Hallo Katrin,
über diese Fragen bin ich auch 'gestolpert'. Sie sind wirklich bemerkenswert - und wahr. Ich glaube, es war Churchill, der von sich behauptete, es wäre ihm eigentlich nie langweilig. Nach seiner Ausführung könnten Menschen, die sich nicht mit sich selbst beschäftigen und bei Laune halten könnten, auch nie und nimmer gute Gesellschafter für andere Menschen abgeben! Ist auch was Wahres dran, oder?
Was den roten Faden angeht - den Wiki-Artikel habe ich auch gelesen (mehr überflogen). Es erleichtert das Lesen eventuell. Die Frage ist doch aber, ob eine solche Einteilung bei einem Werk wie der Torheit überhaupt sinnvoll ist? Gewollt war sie von Erasmus jedenfalls nicht, darüber bin ich mir ziemlich sicher.
Noch ein Gedanke beschäftigt mich beim Lesen: der Begriff der 'heiligen Einfalt'.
Nach meinem Sprachempfinden sind die Begriffe Einfalt und Torheit mit ähnlichen Assoziationen besetzt. Einfalt steht (zumindest für mich) für Dummheit, Unachtsamkeit, langsames Denken. Torheit steht neben Dummheit auch für Überschwang und Unbedachtsamkeit. Warum mich das beschäftigt und was ich damit meine, möchte ich gerne an einem kleinen Beispiel veranschaulichen:
Im benediktinischen Reformmönchtum des 11. Jh. gab es diverse Äbte verschiedener Klöster, deren Name und Wirken bis heute noch gewisse Strahlkraft besitzen. In der Vita eines dieser Äbte ist in der Beschreibung seiner Person die 'heilige Einfalt' als hervorstechende Eigenschaft und Tugend vermerkt. Dieser Abt war aber alles andere als einfältig oder töricht. Er war ein großartiger Gelehrter, ein Schaffer und Denker seiner Zeit...

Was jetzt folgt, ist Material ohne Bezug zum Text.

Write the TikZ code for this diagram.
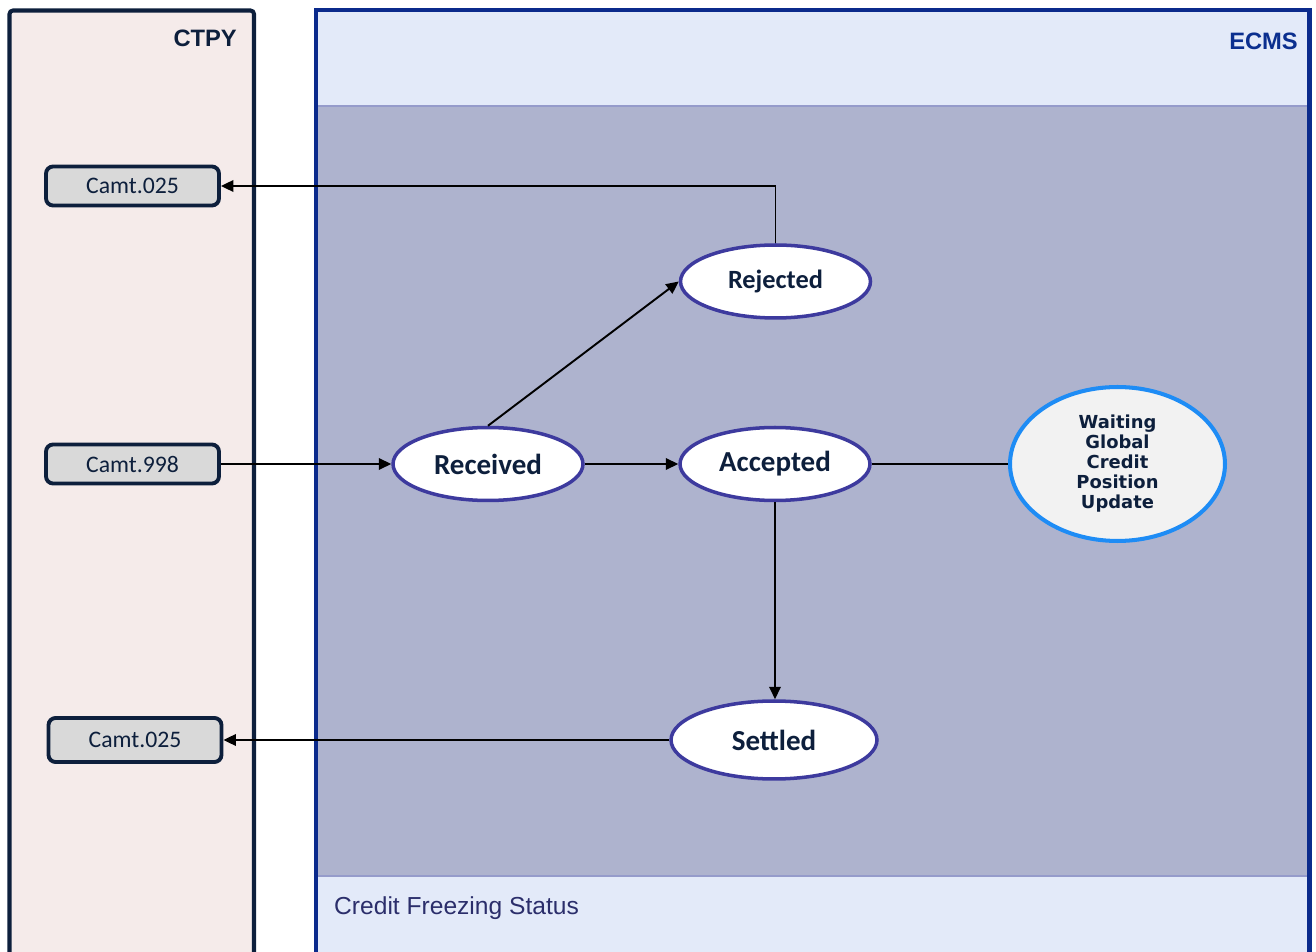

Also war der Begriff 'Einfalt' damals anders besetzt. Einfalt stand für Schlichtheit, Demut, Bescheidenheit, Gottergebenheit - das Gegenteil von Verschlagenheit, Hoffart und Hochmut.
Erasmus kannte sich in der Weltanschauung des mittelalterlichen Klerus' sehr gut aus. Sie war ihm schließlich oft genug Dorn im Auge. Er wusste, dass die heeren Ideale, die Ende des 11. Jh. noch galten, nur 30 Jahre später reine Lippenbekenntnisse geworden waren. Das gleiche erlebte er sozusagen 'live' am Vorabend der Reformation. Was man sich nicht alles auf die Fahnen schreiben konnte, ohne auch nur im Ansatz daran zu glauben oder sich gar danach zu richten...
Ich glaube, er wollte mit den Gelehrten seiner Zeit abrechnen, nicht weil sie gebildet und gelehrt waren - schließlich lag ihm die Bildung mehr als alles andere am Herzen - sondern weil sich die Gelehrten was darauf einbildeten und dabei verlernt hatten, über den Tellerrand zu schauen. Man darf auch nicht unterschätzen, wie groß der politische und soziale Einfluss der Bildungselite zu seiner Zeit war. Ein Gelehrter, der nicht wie die früheren Mönche nach der 'heiligen Einfalt' strebte, sondern seine Bildung gegen Ungebildete ausspielte, handelte verschlagen, hoffärtig und hochmütig und konnte dadurch enormen Schaden anrichten.
Tja, immer wieder schweife ich beim Lesen in derartige Gedankengebilde ab... beschleunigt mein Durchkommen nicht unbedingt :rollen:
Aber irgendwann schaffe ich es - bestimmt!